Given data

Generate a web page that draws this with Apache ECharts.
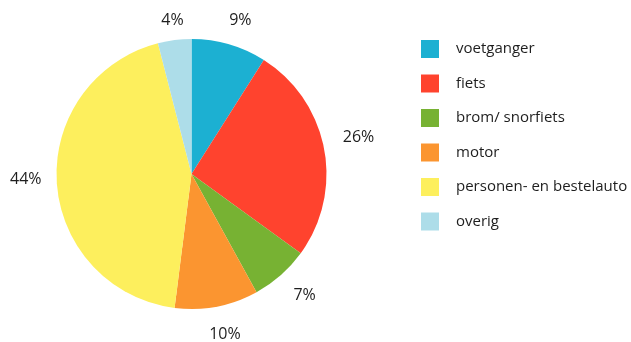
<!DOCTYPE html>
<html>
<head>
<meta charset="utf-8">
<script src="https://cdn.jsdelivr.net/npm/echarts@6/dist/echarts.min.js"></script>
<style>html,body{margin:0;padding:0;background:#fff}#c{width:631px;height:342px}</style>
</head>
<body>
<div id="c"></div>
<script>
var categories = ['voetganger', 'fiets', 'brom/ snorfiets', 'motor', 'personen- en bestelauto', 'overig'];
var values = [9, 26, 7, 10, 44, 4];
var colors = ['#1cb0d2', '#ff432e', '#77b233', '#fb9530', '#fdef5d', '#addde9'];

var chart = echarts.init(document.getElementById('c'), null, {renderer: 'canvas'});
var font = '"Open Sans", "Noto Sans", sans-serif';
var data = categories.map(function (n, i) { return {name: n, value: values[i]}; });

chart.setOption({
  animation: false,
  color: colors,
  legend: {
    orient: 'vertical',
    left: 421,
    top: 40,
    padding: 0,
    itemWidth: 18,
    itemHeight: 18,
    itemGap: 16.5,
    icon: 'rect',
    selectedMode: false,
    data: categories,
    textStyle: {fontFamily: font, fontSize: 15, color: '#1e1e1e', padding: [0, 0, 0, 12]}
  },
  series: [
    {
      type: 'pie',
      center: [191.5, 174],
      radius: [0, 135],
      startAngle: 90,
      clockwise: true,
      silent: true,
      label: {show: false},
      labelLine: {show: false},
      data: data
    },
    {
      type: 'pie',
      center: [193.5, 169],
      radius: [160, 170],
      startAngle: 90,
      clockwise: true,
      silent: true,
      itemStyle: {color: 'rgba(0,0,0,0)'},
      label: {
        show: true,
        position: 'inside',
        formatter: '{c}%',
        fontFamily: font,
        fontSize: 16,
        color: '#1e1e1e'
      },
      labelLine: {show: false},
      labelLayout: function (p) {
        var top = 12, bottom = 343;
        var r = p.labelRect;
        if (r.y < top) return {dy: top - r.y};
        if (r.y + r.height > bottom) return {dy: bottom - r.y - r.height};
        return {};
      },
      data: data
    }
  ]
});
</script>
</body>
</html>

Exercise
In the data above, please extract the lines from the first one through the line with "var data = categories.map(function", exactly, and keep pictures out.

The answer
Generate a web page that draws this with Apache ECharts.
<!DOCTYPE html>
<html>
<head>
<meta charset="utf-8">
<script src="https://cdn.jsdelivr.net/npm/echarts@6/dist/echarts.min.js"></script>
<style>html,body{margin:0;padding:0;background:#fff}#c{width:631px;height:342px}</style>
</head>
<body>
<div id="c"></div>
<script>
var categories = ['voetganger', 'fiets', 'brom/ snorfiets', 'motor', 'personen- en bestelauto', 'overig'];
var values = [9, 26, 7, 10, 44, 4];
var colors = ['#1cb0d2', '#ff432e', '#77b233', '#fb9530', '#fdef5d', '#addde9'];

var chart = echarts.init(document.getElementById('c'), null, {renderer: 'canvas'});
var font = '"Open Sans", "Noto Sans", sans-serif';
var data = categories.map(function (n, i) { return {name: n, value: values[i]}; });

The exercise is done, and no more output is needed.